1954 Polikarpov PO-2
Built primarily of wood and fabric covered, the PO-2 was originally designed in the late 1920s as a training and light utility aircraft. By the time the Russians became involved in WWII, 13,000 had been built. They went on to be used for liaison, light attack, nuisance raider, and propaganda aircraft—complete with microphone and loudspeaker.
During the Great Patriotic War (World War II), PO-2s were used for close air support, bombing, and night harassment raids. These raids were emulated a decade later in the Korean War when North Koreans would fly low at night and drop hand-grenades on our troops. They were known as “Bedcheck Charlie.”

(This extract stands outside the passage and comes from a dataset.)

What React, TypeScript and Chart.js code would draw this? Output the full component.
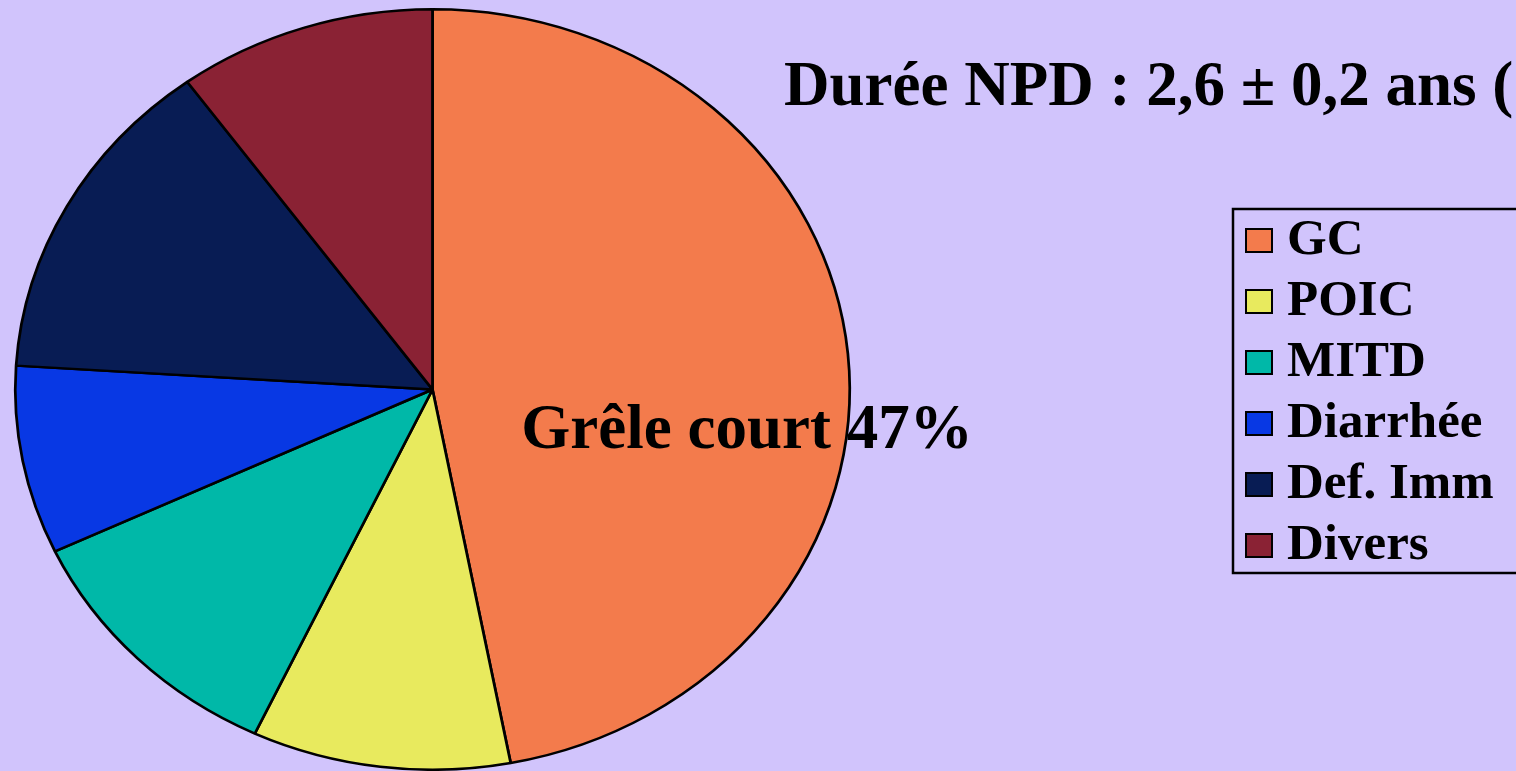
import React, { useEffect, useRef } from "react";
import { Chart, registerables } from "chart.js";

Chart.register(...registerables);

const categories = ["GC", "POIC", "MITD", "Diarrhée", "Def. Imm", "Divers"];
const shares = [47, 10, 11, 8, 14, 10];
const sliceColors = ["#F37B4C", "#E8EA5E", "#00B8A8", "#0838E4", "#081C54", "#8A2234"];
const titleText = "Durée NPD : 2,6 ± 0,2 ans (";
const sliceLabel = "Grêle court";

const BG = "#D1C4FC";
const FONT = "'Liberation Serif', 'Times New Roman', serif";
const X_STRETCH = 417.5 / 380.5;

const stretchPlugin = {
  id: "stretch",
  beforeDatasetsDraw(chart: any) {
    const meta = chart.getDatasetMeta(0);
    const arc = meta.data[0];
    if (!arc) return;
    const { x, y } = arc.getProps(["x", "y"], true);
    const ctx = chart.ctx;
    ctx.save();
    ctx.translate(x, y);
    ctx.scale(X_STRETCH, 1);
    ctx.translate(-x, -y);
  },
  afterDatasetsDraw(chart: any) {
    chart.ctx.restore();
  },
};

const textPlugin = {
  id: "texts",
  afterDraw(chart: any) {
    const ctx = chart.ctx;
    ctx.save();
    ctx.fillStyle = "#000";
    ctx.textBaseline = "alphabetic";

    // title
    ctx.font = `bold 63px ${FONT}`;
    ctx.textAlign = "left";
    ctx.fillText(titleText, 784, 105);

    // slice label
    const vals = chart.data.datasets[0].data;
    ctx.font = `bold 63px ${FONT}`;
    ctx.textAlign = "center";
    ctx.fillText(`${sliceLabel} ${vals[0]}%`, 747, 448);

    // legend
    const labels = chart.data.labels;
    const colors = chart.data.datasets[0].backgroundColor;
    ctx.strokeStyle = "#000";
    ctx.lineWidth = 2.5;
    ctx.strokeRect(1233, 209, 320, 364);
    ctx.lineWidth = 2;
    ctx.font = `bold 51px ${FONT}`;
    ctx.textAlign = "left";
    labels.forEach((lab: string, i: number) => {
      const base = 254 + i * 61;
      ctx.fillStyle = colors[i];
      ctx.fillRect(1246, base - 25, 26, 23);
      ctx.strokeRect(1246, base - 25, 26, 23);
      ctx.fillStyle = "#000";
      ctx.fillText(lab, 1287, base);
    });
    ctx.restore();
  },
};

export default function App() {
  const ref = useRef<HTMLCanvasElement>(null);

  useEffect(() => {
    if (!ref.current) return;
    const chart = new Chart(ref.current, {
      type: "pie",
      data: {
        labels: categories,
        datasets: [
          {
            data: shares,
            backgroundColor: sliceColors,
            borderColor: "#000",
            borderWidth: 2.5,
            borderAlign: "center",
            clip: false,
          } as any,
        ],
      },
      options: {
        animation: false,
        responsive: false,
        devicePixelRatio: 1,
        events: [],
        layout: { padding: { top: 8, bottom: 0, left: 51, right: 702 } },
        plugins: {
          legend: { display: false },
          title: { display: false },
          tooltip: { enabled: false },
        },
      },
      plugins: [stretchPlugin, textPlugin],
    });
    return () => chart.destroy();
  }, []);

  return (
    <div
      style={{
        position: "absolute",
        left: 0,
        top: 0,
        width: 1516,
        height: 771,
        background: BG,
        overflow: "hidden",
      }}
    >
      <canvas ref={ref} width={1516} height={771} style={{ display: "block" }} />
    </div>
  );
}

The plane holds the record for the longest production run in history. Almost 40,000 were built between 1928 and 1959! After the war, Poland built Po-2s in large quantities. Used for training, agriculture, mail delivery, and limited service with Aeroflot, PO-2s were known as a safe and reliable aircraft.
- Year Built — 1954
- Wingspan — 37’4″
- Cruise Speed — 90 mph
- Top Speed — 97 mph
- Gross Weight — 1,962 lbs
- Engine — Shvetsov M-11 (110 hp)
During World War II, the U.S.S.R. formed a squadron composed completely of women, including pilots, officers, mechanics, and ground personnel. The Russian pilots that flew these aircraft performed various duties, including night harassment raids on the Germans.
Imagine flying one of these at night during a Russian winter, open-cockpit, low over enemy territory. On top of that, they would temporarily shut the engine down to avoid being heard, glide over enemy troops, and throw bombs and grenades out of the cockpit! Later, under-wing bomb racks and rockets were installed. The Germans named them Nachthexen, which translated, made them famous as the “Night Witches”!